EXTRACTED DATA
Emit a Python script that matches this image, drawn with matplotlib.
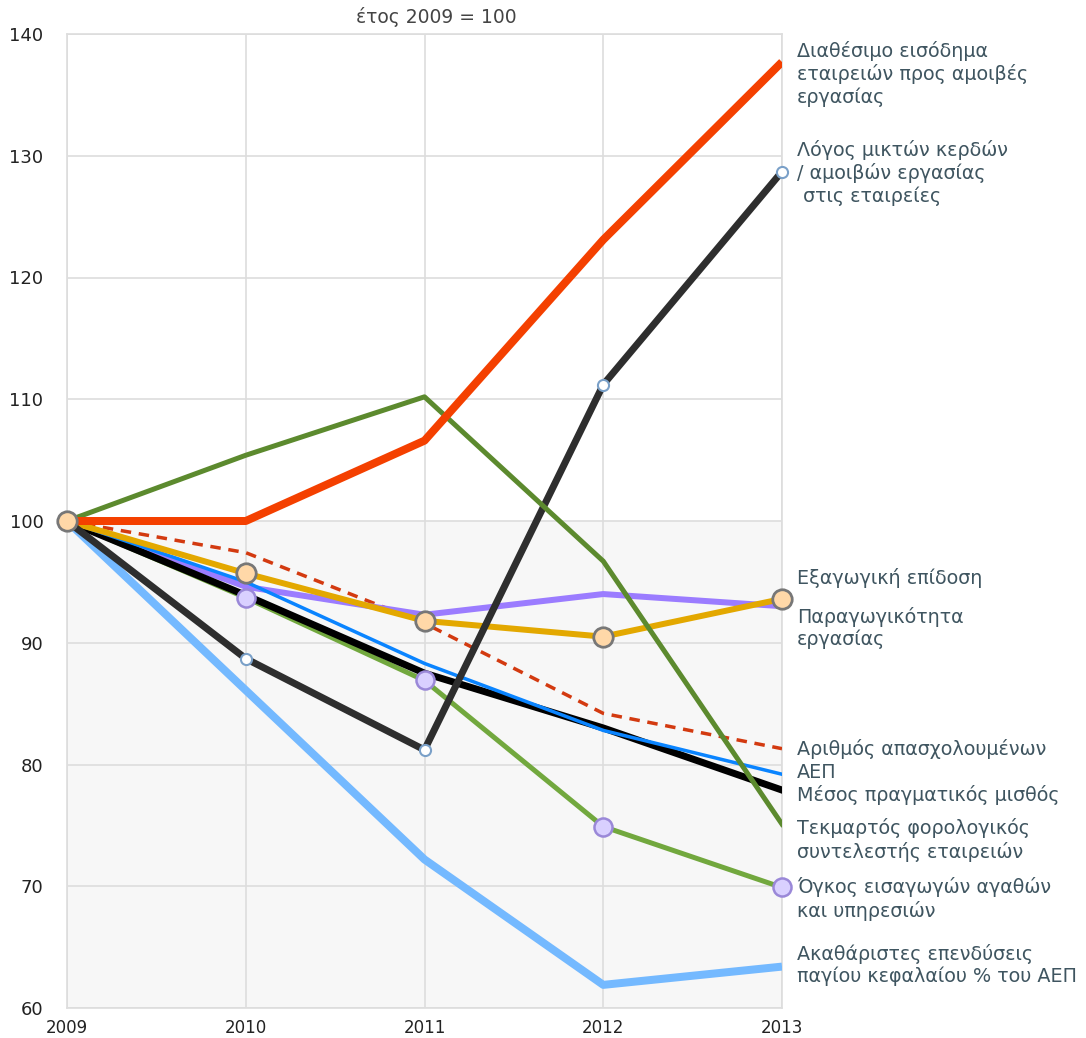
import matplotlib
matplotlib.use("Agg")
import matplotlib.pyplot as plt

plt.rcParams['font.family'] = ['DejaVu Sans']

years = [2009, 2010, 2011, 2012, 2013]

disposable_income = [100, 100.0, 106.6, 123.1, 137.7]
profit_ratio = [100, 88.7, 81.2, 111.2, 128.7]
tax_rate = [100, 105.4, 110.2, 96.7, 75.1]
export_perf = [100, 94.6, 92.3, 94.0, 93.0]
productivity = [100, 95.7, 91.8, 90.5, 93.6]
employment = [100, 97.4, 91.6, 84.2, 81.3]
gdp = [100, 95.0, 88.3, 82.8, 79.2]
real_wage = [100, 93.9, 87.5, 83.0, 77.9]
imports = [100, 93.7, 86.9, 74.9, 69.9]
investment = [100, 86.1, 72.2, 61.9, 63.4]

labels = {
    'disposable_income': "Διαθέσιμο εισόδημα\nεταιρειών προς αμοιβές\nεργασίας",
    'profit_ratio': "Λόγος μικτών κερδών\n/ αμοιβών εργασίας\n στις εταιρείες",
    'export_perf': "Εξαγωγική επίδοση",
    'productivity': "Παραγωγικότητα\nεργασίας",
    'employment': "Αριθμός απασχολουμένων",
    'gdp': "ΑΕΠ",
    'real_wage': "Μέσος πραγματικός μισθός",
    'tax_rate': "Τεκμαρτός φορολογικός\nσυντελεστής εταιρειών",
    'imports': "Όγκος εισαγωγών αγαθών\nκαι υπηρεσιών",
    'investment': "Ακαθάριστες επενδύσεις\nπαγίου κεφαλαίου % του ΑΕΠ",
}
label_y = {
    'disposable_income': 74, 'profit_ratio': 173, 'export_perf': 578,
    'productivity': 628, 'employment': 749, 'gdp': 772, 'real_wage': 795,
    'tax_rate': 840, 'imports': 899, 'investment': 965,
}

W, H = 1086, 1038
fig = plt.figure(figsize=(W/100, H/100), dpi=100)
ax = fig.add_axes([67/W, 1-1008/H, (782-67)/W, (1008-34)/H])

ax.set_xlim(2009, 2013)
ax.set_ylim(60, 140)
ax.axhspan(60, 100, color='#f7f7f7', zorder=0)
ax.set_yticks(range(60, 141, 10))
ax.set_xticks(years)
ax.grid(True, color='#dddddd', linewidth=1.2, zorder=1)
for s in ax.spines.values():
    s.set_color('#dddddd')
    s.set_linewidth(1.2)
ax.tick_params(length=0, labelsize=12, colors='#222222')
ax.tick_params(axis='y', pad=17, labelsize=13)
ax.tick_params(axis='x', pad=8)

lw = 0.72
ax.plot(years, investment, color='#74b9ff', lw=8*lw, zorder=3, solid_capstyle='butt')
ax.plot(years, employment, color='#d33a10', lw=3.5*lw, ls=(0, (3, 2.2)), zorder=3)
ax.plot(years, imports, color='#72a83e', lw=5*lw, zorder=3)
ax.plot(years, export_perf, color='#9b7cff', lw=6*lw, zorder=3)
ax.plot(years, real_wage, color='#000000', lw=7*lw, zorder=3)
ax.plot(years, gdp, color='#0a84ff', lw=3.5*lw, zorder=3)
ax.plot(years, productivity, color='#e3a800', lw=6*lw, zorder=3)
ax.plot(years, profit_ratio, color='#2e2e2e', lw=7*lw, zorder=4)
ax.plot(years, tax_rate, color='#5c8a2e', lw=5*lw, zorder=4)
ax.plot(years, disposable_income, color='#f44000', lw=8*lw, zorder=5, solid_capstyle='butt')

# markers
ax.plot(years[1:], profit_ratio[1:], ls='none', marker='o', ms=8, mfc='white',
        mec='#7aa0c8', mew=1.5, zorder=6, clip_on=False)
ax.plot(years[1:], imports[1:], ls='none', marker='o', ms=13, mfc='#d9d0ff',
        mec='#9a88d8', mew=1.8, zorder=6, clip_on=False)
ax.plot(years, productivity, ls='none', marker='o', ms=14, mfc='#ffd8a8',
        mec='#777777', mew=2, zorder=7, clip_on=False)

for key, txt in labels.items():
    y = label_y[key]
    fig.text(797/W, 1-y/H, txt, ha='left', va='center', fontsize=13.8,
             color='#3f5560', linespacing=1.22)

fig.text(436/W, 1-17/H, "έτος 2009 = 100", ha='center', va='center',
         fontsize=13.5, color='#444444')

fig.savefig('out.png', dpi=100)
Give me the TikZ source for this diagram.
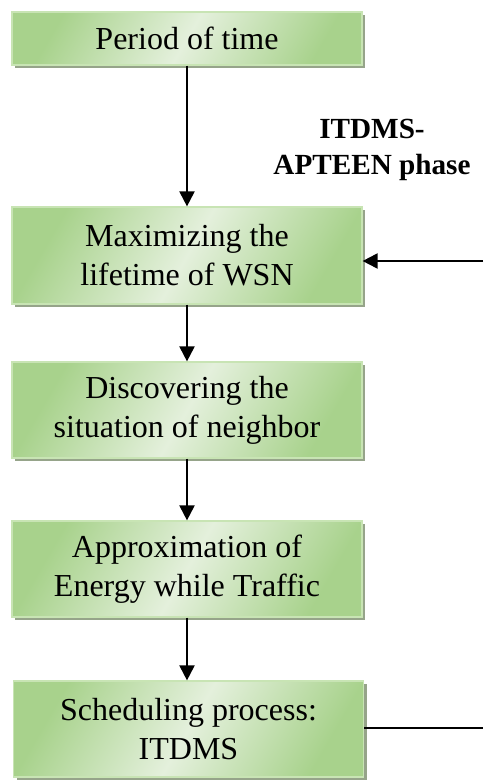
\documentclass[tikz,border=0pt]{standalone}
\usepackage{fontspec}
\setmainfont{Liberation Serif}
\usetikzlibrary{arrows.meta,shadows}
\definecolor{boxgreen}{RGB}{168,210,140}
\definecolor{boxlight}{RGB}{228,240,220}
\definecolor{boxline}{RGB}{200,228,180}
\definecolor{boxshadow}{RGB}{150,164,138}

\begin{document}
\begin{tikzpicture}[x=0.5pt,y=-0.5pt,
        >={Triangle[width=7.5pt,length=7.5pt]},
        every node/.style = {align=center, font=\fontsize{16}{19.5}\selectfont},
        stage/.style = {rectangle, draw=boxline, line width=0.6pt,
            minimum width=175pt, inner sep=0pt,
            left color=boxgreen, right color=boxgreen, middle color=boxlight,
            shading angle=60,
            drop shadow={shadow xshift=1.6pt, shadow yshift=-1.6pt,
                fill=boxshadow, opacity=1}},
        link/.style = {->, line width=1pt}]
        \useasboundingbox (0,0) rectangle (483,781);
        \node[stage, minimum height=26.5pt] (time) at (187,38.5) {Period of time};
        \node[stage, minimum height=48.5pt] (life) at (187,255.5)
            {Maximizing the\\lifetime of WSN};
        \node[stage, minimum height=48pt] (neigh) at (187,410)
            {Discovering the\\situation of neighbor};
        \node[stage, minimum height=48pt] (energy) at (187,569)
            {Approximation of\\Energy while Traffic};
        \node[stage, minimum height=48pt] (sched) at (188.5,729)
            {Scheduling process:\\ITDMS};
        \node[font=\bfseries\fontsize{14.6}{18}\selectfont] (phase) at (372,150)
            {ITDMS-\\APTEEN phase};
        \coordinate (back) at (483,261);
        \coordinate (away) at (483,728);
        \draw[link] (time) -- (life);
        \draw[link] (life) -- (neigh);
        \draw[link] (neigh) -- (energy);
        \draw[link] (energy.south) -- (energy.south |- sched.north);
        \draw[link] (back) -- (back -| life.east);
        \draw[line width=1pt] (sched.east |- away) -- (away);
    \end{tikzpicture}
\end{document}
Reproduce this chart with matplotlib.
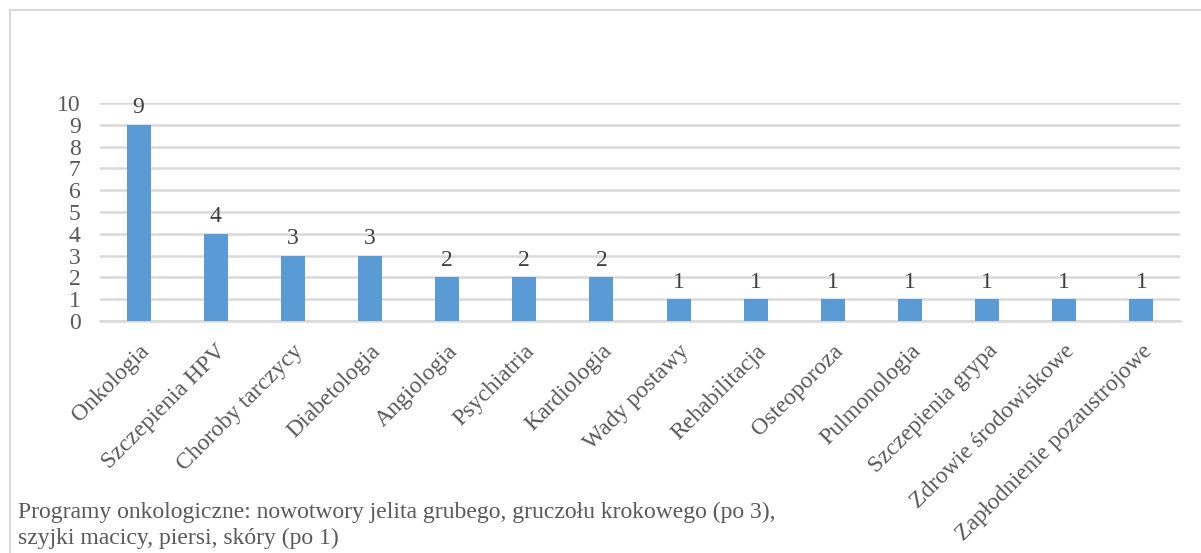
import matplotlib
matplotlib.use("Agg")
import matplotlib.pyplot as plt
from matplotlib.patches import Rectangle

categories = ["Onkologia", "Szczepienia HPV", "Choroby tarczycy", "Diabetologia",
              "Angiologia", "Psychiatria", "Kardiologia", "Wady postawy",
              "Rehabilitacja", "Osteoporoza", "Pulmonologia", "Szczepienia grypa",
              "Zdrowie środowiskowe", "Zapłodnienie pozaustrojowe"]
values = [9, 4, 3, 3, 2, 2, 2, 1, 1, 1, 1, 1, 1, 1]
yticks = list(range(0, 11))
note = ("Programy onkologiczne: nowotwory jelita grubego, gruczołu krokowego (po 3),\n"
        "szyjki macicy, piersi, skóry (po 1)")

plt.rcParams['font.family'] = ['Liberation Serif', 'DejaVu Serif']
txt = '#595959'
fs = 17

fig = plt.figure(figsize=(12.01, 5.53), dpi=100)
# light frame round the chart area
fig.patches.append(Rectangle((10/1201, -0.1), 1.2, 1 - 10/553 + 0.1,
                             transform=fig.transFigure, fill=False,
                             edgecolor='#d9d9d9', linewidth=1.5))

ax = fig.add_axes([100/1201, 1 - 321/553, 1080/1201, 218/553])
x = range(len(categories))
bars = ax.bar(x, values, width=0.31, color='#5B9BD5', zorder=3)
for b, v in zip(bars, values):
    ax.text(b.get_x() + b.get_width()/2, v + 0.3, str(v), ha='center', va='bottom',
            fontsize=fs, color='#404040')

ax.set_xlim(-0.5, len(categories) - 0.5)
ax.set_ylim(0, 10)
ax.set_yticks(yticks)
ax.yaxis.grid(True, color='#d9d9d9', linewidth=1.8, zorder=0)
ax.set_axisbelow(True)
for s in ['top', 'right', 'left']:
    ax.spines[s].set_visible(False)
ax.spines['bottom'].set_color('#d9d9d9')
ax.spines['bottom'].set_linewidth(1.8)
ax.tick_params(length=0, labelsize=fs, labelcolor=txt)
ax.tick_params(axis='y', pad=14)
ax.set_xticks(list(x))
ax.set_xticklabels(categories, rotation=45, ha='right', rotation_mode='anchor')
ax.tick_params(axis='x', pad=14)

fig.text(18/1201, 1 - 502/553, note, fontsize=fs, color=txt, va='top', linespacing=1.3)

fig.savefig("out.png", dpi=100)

WHAT IS EXPECTED
Out of the records above, set down only the lines from the one that contains "Reproduce this chart with matplotlib." through the one that contains "from matplotlib.patches import Rectangle", unchanged and without the pictures.

ANSWER
Reproduce this chart with matplotlib.
import matplotlib
matplotlib.use("Agg")
import matplotlib.pyplot as plt
from matplotlib.patches import Rectangle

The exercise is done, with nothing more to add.